The Central Bank of Kenya (CBK) will cease paying commissions to licensed securities dealers, stock brokers and custodian banks starting September – just a year after the launch of the DhowCSD platform.
- While the electronic system has streamlined the bidding process, the halt is a blow to revenues minted by stock brokers and custodian banks on the commissions.
- The CBK has been paying agents a 0.15 percent commission of the value of securities they sell on their behalf, net of 5 percent withholding tax.
- The DhowCSD platform debuted on 31st July 2023, ending the previous manual system that required placing and paying of bids at the CBK.
“Licensed placing agents will not be paid commission from 2nd September 2024.” CBK said in a recent prospectus of the 17-year infrastructure bond tap sale which allows bidding until August 29th 2024.
The DhowCSD enables ordinary individual investors to open and operate CSD accounts from the comfort of their devices and without having to undertake a physical visit to the Central Bank of Kenya.
“The DhowCSD serves to facilitate the trading of Kenya Government securities locally and across the border, while facilitating the integration of Kenya with international financial markets,” Governor Dr.

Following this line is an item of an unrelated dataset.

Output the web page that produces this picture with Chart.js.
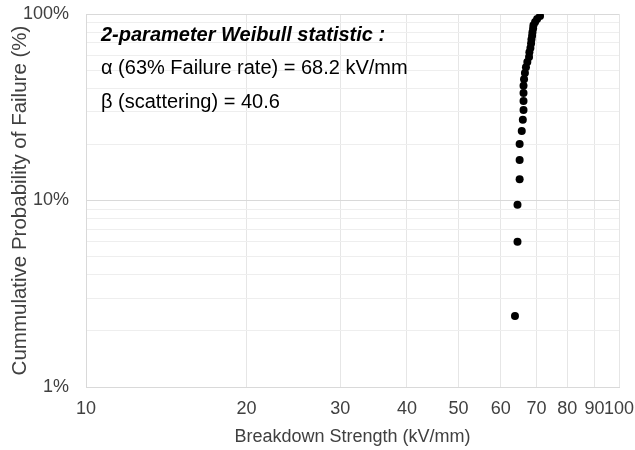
<!DOCTYPE html>
<html>
<head>
<meta charset="utf-8">
<script src="https://cdn.jsdelivr.net/npm/chart.js@4"></script>
<style>
  body { margin: 0; background: #fff; }
  #wrap { width: 635px; height: 450px; }
</style>
</head>
<body>
<div id="wrap"><canvas id="grafico" width="635" height="450"></canvas></div>
<script>
// Breakdown strength (kV/mm) and cumulative failure probability (%)
const strength = [63.8, 64.5, 64.5, 65.1, 65.1, 65.1, 65.7, 66.0, 66.2, 66.2, 66.2, 66.2, 66.35, 66.6,
                  66.9, 67.3, 67.8, 67.9, 68.2, 68.4, 68.5, 68.7, 68.8, 69.0, 69.1, 69.6, 70.2, 71.1];
const probability = [2.4, 6.0, 9.5, 13.0, 16.5, 20.1, 23.6, 27.1, 30.6, 34.2, 37.7, 41.2, 44.7, 48.2,
                     51.8, 55.3, 58.8, 62.3, 65.8, 69.4, 72.9, 76.4, 79.9, 83.5, 87.0, 90.5, 94.0, 97.5];
const xTicks = [10, 20, 30, 40, 50, 60, 70, 80, 90, 100];
const yTicks = [1, 2, 3, 4, 5, 6, 7, 8, 9, 10, 20, 30, 40, 50, 60, 70, 80, 90, 100];
const yLabels = [1, 10, 100];
const notes = [
  '2-parameter Weibull statistic :',
  'α (63% Failure rate) = 68.2 kV/mm',
  'β (scattering) = 40.6'
];

const fonte = '"Liberation Sans", Arial, sans-serif';

const textoWeibull = {
  id: 'textoWeibull',
  afterDraw(chart) {
    const ctx = chart.ctx;
    ctx.save();
    ctx.fillStyle = '#000';
    ctx.textBaseline = 'middle';
    ctx.textAlign = 'left';
    const x = chart.chartArea.left + 15;
    notes.forEach((t, i) => {
      ctx.font = (i === 0 ? 'bold italic ' : '') + '20px ' + fonte;
      ctx.fillText(t, x, chart.chartArea.top + 21 + i * 33.5);
    });
    ctx.restore();
  }
};

const pontos = strength.map((v, i) => ({ x: v, y: probability[i] }));

new Chart(document.getElementById('grafico').getContext('2d'), {
  type: 'scatter',
  data: {
    datasets: [{
      data: pontos,
      backgroundColor: '#000',
      borderColor: '#000',
      borderWidth: 0,
      pointRadius: 4,
      pointHoverRadius: 4
    }]
  },
  options: {
    responsive: false,
    animation: false,
    layout: { autoPadding: false, padding: { top: 14, right: 16, left: 0, bottom: 0 } },
    plugins: { legend: { display: false }, tooltip: { enabled: false } },
    scales: {
      x: {
        type: 'logarithmic',
        min: 10, max: 100,
        afterFit(s) { s.height = 63; s.paddingLeft = 0; s.paddingRight = 0; },
        afterBuildTicks(s) { s.ticks = xTicks.map(v => ({ value: v })); },
        grid: { color: '#e6e6e6', drawTicks: false },
        border: { color: '#d9d9d9' },
        ticks: {
          autoSkip: false, maxRotation: 0, padding: 11,
          color: '#404040', font: { family: fonte, size: 18 },
          callback: v => String(v)
        },
        title: {
          display: true, text: 'Breakdown Strength (kV/mm)',
          color: '#404040', font: { family: fonte, size: 18 },
          padding: { top: 0, bottom: 2 }
        }
      },
      y: {
        type: 'logarithmic',
        min: 1, max: 100,
        afterFit(s) { s.width = 86; s.paddingTop = 0; s.paddingBottom = 0; },
        afterBuildTicks(s) { s.ticks = yTicks.map(v => ({ value: v })); },
        grid: {
          color: c => yLabels.includes(c.tick && c.tick.value) ? '#d9d9d9' : '#eeeeee',
          drawTicks: false
        },
        border: { color: '#d9d9d9' },
        ticks: {
          autoSkip: false, padding: 17,
          color: '#404040', font: { family: fonte, size: 18 },
          callback: v => yLabels.includes(v) ? v + '%' : ''
        },
        title: {
          display: true, text: 'Cummulative Probability of Failure (%)',
          color: '#404040', font: { family: fonte, size: 20.5 },
          padding: { top: 8, bottom: 0 }
        }
      }
    }
  },
  plugins: [textoWeibull]
});
</script>
</body>
</html>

Kamau Thugge said after the platform was named the winner of Central Banking’s Payments and Market Infrastructure Initiative Award in March 2024.
Before the platform, placing agents or bond buyers needed to fill out manual bid forms and deposit them at CBK offices and branches with payments via cheques, bank transfers or over the counter. Foreign investors had to use local agents while institutional investors preferred stock brokers and custodian banks to handle their deals.
Investors will however still pay the commissions applicable in the respective trades and have a choice of using the DhowCSD or the placing agents.